Opinion
No. BO-298.
November 13, 1987.
Mark Allen Bir, pro se.
No appearance by appellee.
Appellant appeals from an order denying his Fla.R.Crim.P. 3.850 motion. We affirm.
The original appeal (our docket number BK-129) from the subject order was earlier dismissed by this Court as untimely. However, appellant subsequently filed a habeas corpus petition seeking a belated appeal. The petition was granted and the instant appeal was allowed to proceed under docket number BQ-298. The original appeal in BK-129 was alluded to in another appeal involving another 3.850 motion filed by this appellant. See Bir v. State, 493 So.2d 55 (Fla. 1st DCA 1986).
The only ground alleged in the motion which merits discussion is that which states that the trial court, in conducting the plea dialogue after the entry of the defendant's nolo contendere plea, failed to tell the defendant of "his right to preserve issues for appeal in the context of a nolo contendere plea." It is one thing to fail to inform a defendant that by entering his plea he waives his right to appeal.
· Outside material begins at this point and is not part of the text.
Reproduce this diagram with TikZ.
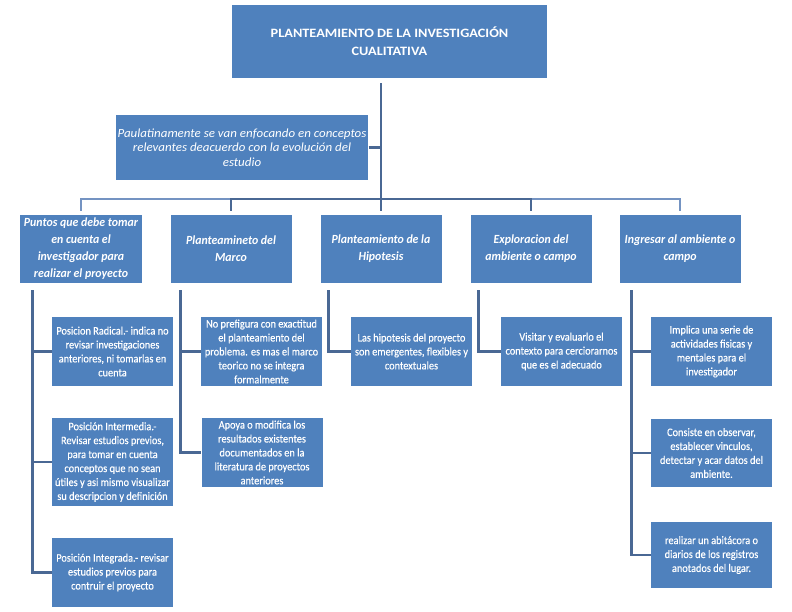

See Diaz v. State, 439 So.2d 1011 (Fla. 2nd DCA 1983). That is entirely different from saying that a defendant who pleads nolo contendere must be informed, as a prerequisite to the validity of the plea, that the Court, in its discretion, may, if the defendant so requests, permit the defendant to appeal certain dispositive rulings which the trial court has made. Our research reveals no case which has interpreted Fla.R.Crim.P. 3.172 in such a distorted manner.
Rule 3.172(c) provides, in pertinent part:
(c) * * * [T]he trial judge should, when determining voluntariness, place the defendant under oath and shall address the defendant personally and shall determine that he understands the following:
* * *
(iv) That if he pleads guilty, or nolo contendere without express reservation of right to appeal, he gives up his right to appeal all matters relating to the judgment, including the issue of guilt or innocence, but he does not impair his right to review by appropriate collateral attack.
AFFIRMED.
ERVIN, J., concurs.
MILLS, J., dissents with written opinion.
I dissent. I would reverse the summary denial of appellant's motion and remand for attachment of portions of the record conclusively showing appellant is entitled to no relief, or for further proceedings.
Appellant writes in his motion that the trial court "failed to appraise [sic] defendant of his right to preserve issues for appeal in the context of a nolo contendere plea as contemplated by Fla.R.Crim.P. 3.172(c)(iv)." In a memorandum of law attached to the motion, appellant makes it clear that the issues referred to are the trial court's denial of various pretrial suppression motions. The majority finds the allegation facially insufficient. I do not.
Florida Rule of Criminal Procedure 3.172(c)(iv) does not merely provide that the trial court should tell a defendant that by pleading guilty or nolo contendere he waives his right to appeal. It provides that the trial court should determine that the defendant understands that "if he pleads guilty, or nolo contendere without express reservation of right to appeal, he gives up his right to appeal all matters relating to the judgment, including the issue of guilt or innocence, but he does not impair his right to review by appropriate collateral attack." (emphasis supplied). In my view, the plain language of the rule requires that the trial court, before accepting a nolo contendere plea, determine that the defendant understands that he may reserve the right to appeal dispositive rulings in those cases where such rulings occurred. See Brown v. State, 376 So.2d 382 (Fla. 1979). Reservation of the right to appeal such rulings is an important exception to the general rule that a plea of nolo contendere operates as a waiver of the right to appeal all matters relating to the judgment. The concepts are inextricably intertwined. Only if the defendant understands this dimension of a nolo contendere plea, can it be said that he has a full understanding of the significance of the plea.